Reacting appropriately in each situation, instead of reacting the same way in all situations, is a valuable skill to possess. Though being passive works sometimes, if your only defense is avoidance, you will often find yourself defenseless.
Perhaps your life has been mostly calm water; perhaps you don’t like confrontation because you have no experience with it. In that case, get a book or take a workshop on assertiveness training.
That would be one way to begin. Or you could think outside the box. Women often enroll a daughter in dance class, but few consider tae kwon do, judo, or another martial art. These methods of training are not the latest hip thing but approaches to life which have existed for centuries.

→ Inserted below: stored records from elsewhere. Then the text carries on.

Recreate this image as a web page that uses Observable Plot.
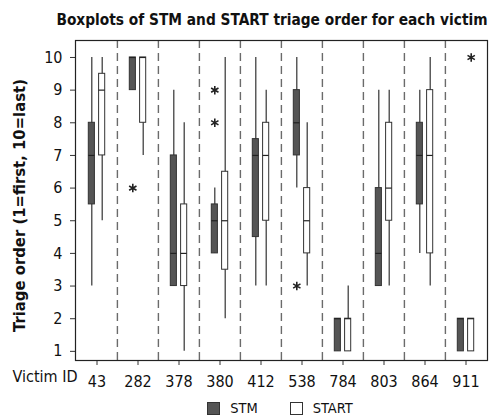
<!DOCTYPE html>
<html><head><meta charset="utf-8">
<script src="https://cdn.jsdelivr.net/npm/d3@7"></script>
<script src="https://cdn.jsdelivr.net/npm/@observablehq/plot@0.6"></script>
<style>
  body { margin: 0; background: #fff; font-family: "DejaVu Sans Condensed", "DejaVu Sans", sans-serif; font-stretch: condensed; color: #111; }
  #wrap { width: 494px; height: 416px; position: relative; overflow: hidden; }
  #title { height: 32px; box-sizing: border-box; padding-top: 11px; line-height: 18px; font-size: 15.3px; font-weight: bold; text-align: center; padding-left: 50px; }
  #legend { height: 24px; box-sizing: border-box; padding-top: 8px; line-height: 18px; font-size: 14.5px; display: flex; justify-content: center; padding-left: 66px; }
  .item { display: flex; align-items: center; margin: 0 16px; }
  .sw { width: 13px; height: 13px; box-sizing: border-box; border: 1px solid #333; margin-right: 10px; }
</style>
</head><body>
<div id="wrap">
  <div id="title">Boxplots of STM and START triage order for each victim</div>
  <div id="chart"></div>
  <div id="legend"></div>
</div>
<script>
const victims = ["43","282","378","380","412","538","784","803","864","911"];
const seriesNames = ["STM", "START"];
const seriesColors = ["#555555", "#ffffff"];

// STM statistics per victim
const stmMin = [3, 9, 3, 4, 3, 6, 1, 3, 4, 1];
const stmQ1  = [5.5, 9, 3, 4, 4.5, 7, 1, 3, 5.5, 1];
const stmMed = [7, 10, 4, 5, 7, 8, 2, 4, 7, 2];
const stmQ3  = [8, 10, 7, 5.5, 7.5, 9, 2, 6, 8, 2];
const stmMax = [10, 10, 9, 6, 10, 10, 2, 9, 9, 2];

// START statistics per victim
const startMin = [5, 7, 1, 2, 3, 3, 1, 3, 3, 1];
const startQ1  = [7, 8, 3, 3.5, 5, 4, 1, 5, 4, 1];
const startMed = [9, 10, 4, 5, 7, 5, 2, 6, 7, 2];
const startQ3  = [9.5, 10, 5.5, 6.5, 8, 6, 2, 8, 9, 2];
const startMax = [10, 10, 8, 10, 9, 8, 3, 9, 10, 2];

// Outliers
const outVictim = ["282", "380", "380", "538", "911"];
const outSeries = ["STM", "STM", "STM", "STM", "START"];
const outValue  = [6, 9, 8, 3, 10];

const yTicks = [1,2,3,4,5,6,7,8,9,10];
const yLabel = "Triage order (1=first, 10=last)";
const xLabel = "Victim ID";

const W = 494, ML = 75, MR = 7;
const bw = (W - ML - MR) / victims.length;
const half = bw / 2;

const stats = [];
victims.forEach((v, i) => {
  stats.push({victim: v, series: "STM", lo: stmMin[i], q1: stmQ1[i], med: stmMed[i], q3: stmQ3[i], hi: stmMax[i]});
  stats.push({victim: v, series: "START", lo: startMin[i], q1: startQ1[i], med: startMed[i], q3: startQ3[i], hi: startMax[i]});
});
const stm = stats.filter(d => d.series === "STM");
const start = stats.filter(d => d.series === "START");
const outliers = outVictim.map((v, i) => ({victim: v, series: outSeries[i], value: outValue[i]}));

const boxInner = 2, boxOuter = 8.3, off = 5.2;
const font = '"DejaVu Sans Condensed", "DejaVu Sans", sans-serif';

const chart = Plot.plot({
  width: W, height: 360,
  marginLeft: ML, marginRight: MR, marginTop: 8, marginBottom: 32,
  style: {fontFamily: font, fontSize: "16px", color: "#111", background: "#fff", overflow: "visible"},
  x: {type: "band", domain: victims, padding: 0, label: null},
  y: {domain: [0.72, 10.52], label: null},
  marks: [
    Plot.ruleX(victims.slice(1), {x: d => d, dx: -half, stroke: "#6b6b6b", strokeWidth: 1.4, strokeDasharray: "8,5"}),
    Plot.ruleX(stm, {x: "victim", y1: "lo", y2: "hi", dx: -off, stroke: "#333", strokeWidth: 1.2}),
    Plot.ruleX(start, {x: "victim", y1: "lo", y2: "hi", dx: off, stroke: "#333", strokeWidth: 1.2}),
    Plot.barY(stm, {x: "victim", y1: "q1", y2: "q3", fill: seriesColors[0], stroke: "#333", strokeWidth: 1, insetLeft: half - boxOuter, insetRight: half + boxInner}),
    Plot.barY(start, {x: "victim", y1: "q1", y2: "q3", fill: seriesColors[1], stroke: "#333", strokeWidth: 1, insetLeft: half + boxInner, insetRight: half - boxOuter}),
    Plot.tickY(stm, {x: "victim", y: "med", stroke: "#222", strokeWidth: 1.2, insetLeft: half - boxOuter, insetRight: half + boxInner}),
    Plot.tickY(start, {x: "victim", y: "med", stroke: "#222", strokeWidth: 1.2, insetLeft: half + boxInner, insetRight: half - boxOuter}),
    Plot.dot(outliers.filter(d => d.series === "STM"), {x: "victim", y: "value", dx: -off, symbol: "asterisk", r: 4, stroke: "#222", strokeWidth: 1.6}),
    Plot.dot(outliers.filter(d => d.series === "START"), {x: "victim", y: "value", dx: off, symbol: "asterisk", r: 4, stroke: "#222", strokeWidth: 1.6}),
    Plot.axisY({ticks: yTicks, tickSize: 5, tickPadding: 8, label: null, fontSize: 16, stroke: "#333"}),
    Plot.axisX({tickSize: 5, tickPadding: 10, label: null, fontSize: 16, stroke: "#333"}),
    Plot.frame({stroke: "#222", strokeWidth: 1.2}),
    Plot.text([yLabel], {frameAnchor: "left", textAnchor: "middle", lineAnchor: "middle", rotate: -90, dx: -56, dy: 5, fontSize: 16.5, fontWeight: "bold", fill: "#111"}),
    Plot.text([xLabel], {frameAnchor: "bottom-left", textAnchor: "start", dx: -63, dy: 21, fontSize: 16, fill: "#111"})
  ]
});
document.getElementById("chart").appendChild(chart);

const legend = document.getElementById("legend");
seriesNames.forEach((name, i) => {
  const item = document.createElement("div");
  item.className = "item";
  const sw = document.createElement("span");
  sw.className = "sw";
  sw.style.background = seriesColors[i];
  item.appendChild(sw);
  const t = document.createElement("span");
  t.textContent = name;
  item.appendChild(t);
  legend.appendChild(item);
});
</script>
</body></html>
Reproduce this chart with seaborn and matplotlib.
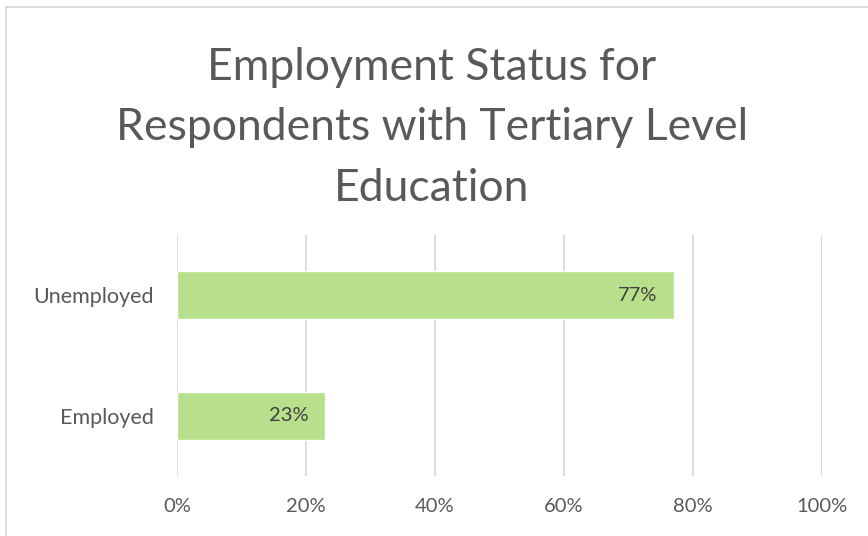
import matplotlib
matplotlib.use("Agg")
import matplotlib.pyplot as plt
from matplotlib.patches import Rectangle
from matplotlib.ticker import FuncFormatter
import seaborn as sns
import pandas as pd

# Employment status shares
categories = ["Unemployed", "Employed"]
shares = [77, 23]
x_ticks = [0, 20, 40, 60, 80, 100]

title = "Employment Status for\nRespondents with Tertiary Level\nEducation"

sns.set_theme(style="white")
plt.rcParams["font.family"] = ["Lato", "DejaVu Sans"]

df = pd.DataFrame({"status": categories, "share": shares})

fig = plt.figure(figsize=(8.68, 5.36), dpi=100)
W, H = 868, 536

# light chart frame
fig.patches.append(Rectangle((6 / W, -0.1), 1.2, (H - 7) / H + 0.1,
                             transform=fig.transFigure, fill=False,
                             edgecolor="#d9d9d9", linewidth=1.3))

ax = fig.add_axes([177 / W, 1 - 476 / H, (822 - 177) / W, (476 - 235) / H])
sns.barplot(data=df, x="share", y="status", order=categories, color="#b8df8c",
            width=0.4, saturation=1, ax=ax)

ax.set_xlim(0, 100)
ax.set_ylim(1.5, -0.5)
ax.set_xticks(x_ticks)
ax.xaxis.set_major_formatter(FuncFormatter(lambda v, p: f"{v:.0f}%"))
ax.grid(axis="x", color="#d9d9d9", linewidth=1.3)
ax.set_axisbelow(True)
for s in ax.spines.values():
    s.set_visible(False)
ax.tick_params(axis="x", length=0, pad=16, labelsize=14.5, labelcolor="#595959")
ax.tick_params(axis="y", length=0, pad=17, labelsize=15.5, labelcolor="#595959")
ax.set_xlabel("")
ax.set_ylabel("")

for i, v in enumerate(shares):
    ax.text(v - 2.6, i, f"{v}%", ha="right", va="center",
            fontsize=14.5, color="#404040")

fig.text(432 / W, 1 - 128 / H, title, ha="center", va="center",
         fontsize=32, color="#595959", linespacing=1.6)

fig.savefig("out.png", dpi=100)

Martial arts develop self-confidence, poise, and restraint. They help people protect themselves emotionally as well as physically, and it is something you and your daughter could do together.
We are not trying to make either of you Bruce Lee, but this is one method of solving a problem without appearing to work on it. In addition, when your daughter is 18, she will have a safeguard dance class can never give her.
Wayne & Tamara
Plan Of Attack
I can’t begin to tell you the hopelessness I feel, so I’ll spare all details. The summary is I stayed 40 years in an alcoholic marriage, watching helplessly as the environment destroyed my children and turned me into a sickly, fearful woman. I worked, cared for my children, and just kept going.
My husband is now retired, and I help care for my grandchildren while their divorced moms try to pick up the pieces of their own lives. I don’t know how to leave. I am so ashamed of my part in this mess. My children will not involve themselves. What can I do?
Catherine
Catherine, the answer today is what the answer has always been. You must act. A lawyer can tell you what you are entitled to. A women’s shelter, and if need be the police, can help you exit the marriage. It is never too late to accept the challenges of life.